On to the OP: beer, wine, soda, or water $1 a drink and I’m pretty sure my friends tip more for those fussy, sweet, mixed things they drink. If the bartender is comping then the cost of the drink is the tip. There are occasions where we will tip more per drink (large group, a place we frequent, really great service, etc) but never less.
I usually do a buck a drink, or 15-20% of a tab if I’m running a tab.
A couple of anecdotal data points:
In the Twin Cities, where I live now, tipping $1/drink on a $5 beer is probably just about enough to get me almost remembered by the bartender.
However, when I head back to my hometown bar in rural Iowa, beers are $2/bottle. I still tip $1/drink, and all of the barterders there consider me to be nothing short of a tipping god. Apparently most folks in rural Iowa don’t tip very much, if at all.
One of the things I like about small-town bars… I can get myself and two friends drunk (we all live within stumbling distance of the bar, so no worries about driving home), pay for everything, and spend less money then it would take to get just me drunk in Minneapolis. I NEVER have to wait more then 20 seconds for my drink to arrive, and most of the time I have a new drink waiting when my current one gets under 1/4 full.
Huh? Then your employer knows that he/she is obligated to make up the difference between a shitty shift and minimum wage, right? There’s a difference between “tip-eligible” and employees who are considered to work for tips.
You should revise your W-4 so that they’ll stop withholding, and continue calling, writing, and mailing documentation to your state’s Dept. of Revenue until they agree to give you the money that’s yours. Don’t screw around, either: write your Congressman if they can’t make it right in 60 days.
As for “I don’t owe them a percentage of … tips,” there aren’t enough rolleyes in the world. You can feel entitled to it, and you can feel ripped off because our government’s tax policies suck, and you can define the dollar amount of your moral/ethical/firmly-held-personal-obligations to the government. But the government has also defined the dollar amount of your legal obligation. Not paying that amount is tax fraud, and when you do it, you’re stealing from almost every U.S. citizen (and many Afghan, Indonesian, Iraqi, Bangladeshi, and Sudanese citizens as well, and don’t tell them about your “pittance”).
(Edit: realized my tone comes off as pretty harsh there. I didn’t mean to be a jerk, and I do feel for your situation. If the tips are really that miniscule a percentage of your pay, I would file it under “found money, not worth itemizing and reporting”. It’s petty fraud, but it’s still fraud.)
No kidding. Two bartenders in particular and I have taken this to the extreme. When I get the tab at the end of the night, I give 100% tip and still get out cheaper than it really should cost by the book.

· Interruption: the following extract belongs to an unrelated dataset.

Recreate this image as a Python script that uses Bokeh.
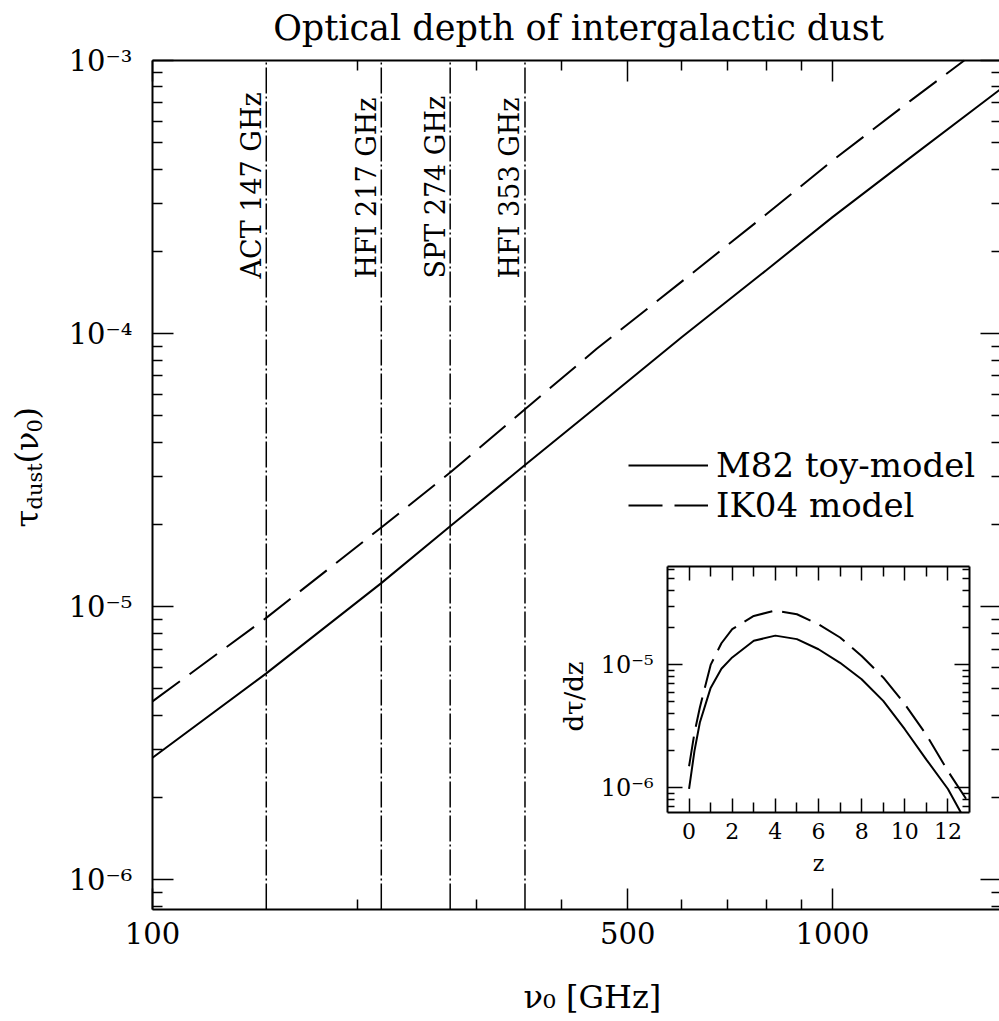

Depends on how hard and fast they pour the drinks, and how receptive they are to big tips. And whether they turn the other cheek when a patron offers them a small tip. Of course, alcohol is a social lubricant by its nature. And whether the bartender gets stiffed often depends on the individual patron and the number of drinks they have.
No, my employer is obligated to pay me minimum wage regardless of the tips I make. And my employer pays me (just over) minimum wage.
Too late, I’m not exempt this year. All I can do is demand my 2006 withholdings back, which is exactly what my refund is for.
I’d rather be a fraud than to be unable to buy the essentials–which for me include textbooks, relatively low rent in a ridiculously expensive region, the gas I need to drive all over the county for work and school, etc–while financing several governments which I believe rob me blind.